Daytime hours also help to expand appeal, by tapping into a different part of the restaurant market. “We never intended to be a really fancy restaurant, but somehow people had that impression,” says Moore. He adds: “I thought, if we have a more inexpensive meal at brunch, it might bring new people in.” And even though Camino has to artificially depress its prices for brunch, it’s worth it: “Most of the people who come for the brunch come back for dinner down the road,” he adds.

Morning and early afternoon hours may also liven up the restaurant’s demeanor: At Mission Beach Café, the ambiance feels different during brunch in comparison to how it comes across at dinner. “We have a very casual and open, intimate atmosphere for brunch. Our servers like to get friendly and enjoy the time spent with guests,” Silverberg says. Then there’s the service aspect for the nearby community. He adds: “The best way to succeed is...being able to serve the community food throughout the day. We’re a local neighborhood restaurant where people can come in at 7:30 a.m., 12 noon, or 8:30 at night.”


The business of brunch

Still, it’s important to understand the mealtime and its competitive landscape. First and foremost, this means understanding the clientele.

One thing to keep in mind: brunch is predictably unpredictable. “Most people are used to making a reservation for dinner,” Humphrey says, “but 75 percent of our brunch is walk-in business.

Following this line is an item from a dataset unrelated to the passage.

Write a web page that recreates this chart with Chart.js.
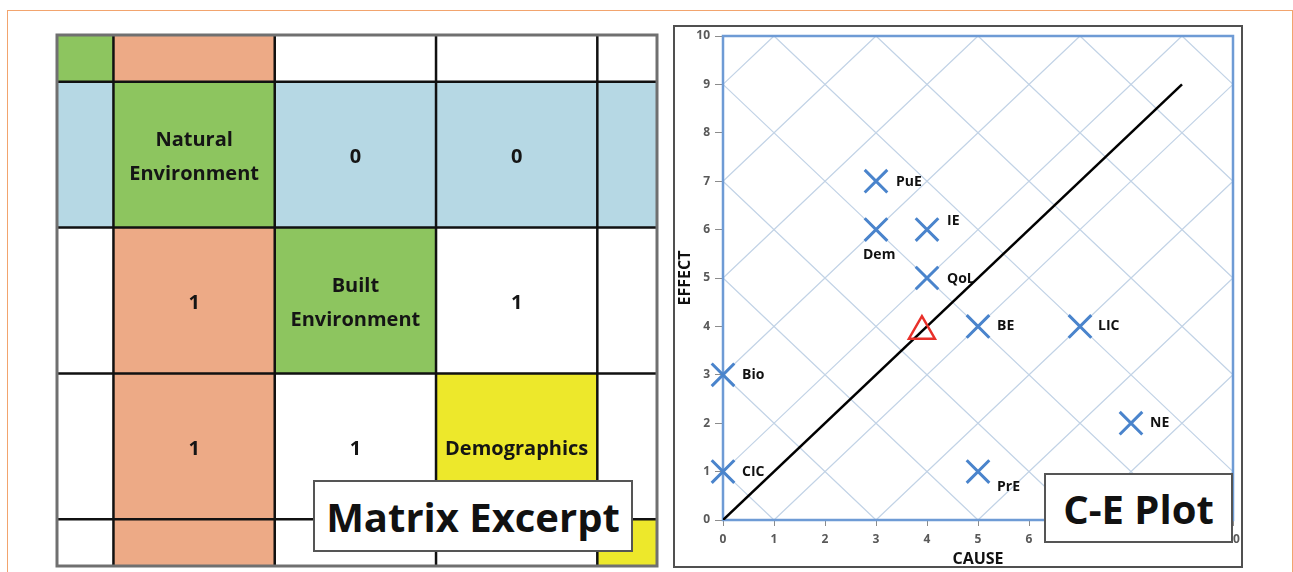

It’s difficult to plan for, and there’s less control over seating or pacing. You have to be smart about it.” For his staff, this means taking care of certain details, like splitting biscuits, in advance.

Although a leaner team may work for some, others may need to beef up the back of the house. Humphrey adds, “We’ve learned, sometimes the hard way, to staff properly. I’ve got two more cooks for Sunday brunch than I do for Sunday dinner, to accommodate the volume of business and keep the quality levels where we want them to be.”

With tables turning over quicker, brevity’s a concern, too. “When you’re trying to feed 300 people in a 40-seat restaurant over six hours, you have to think about what dishes are going to work, and how efficient you can make them,” Silverberg explains. “It’d be nice to do a whole fish at brunch, but it would never work in this setting.”

Matthew Dolan’s advice? Put your heart into it. “Only do it if you’re fully committed and believe in it,” he says. “Don’t be complacent and feel like you need to play it safe. Brunch is still a dining experience.”

As for Moore, he hopes his daring daytime menu will inspire other chefs to follow suit: “Approach it like this. When you go out, what happy, unexpected thing would you want to see on the menu? It doesn’t have to be the meal everyone expects.”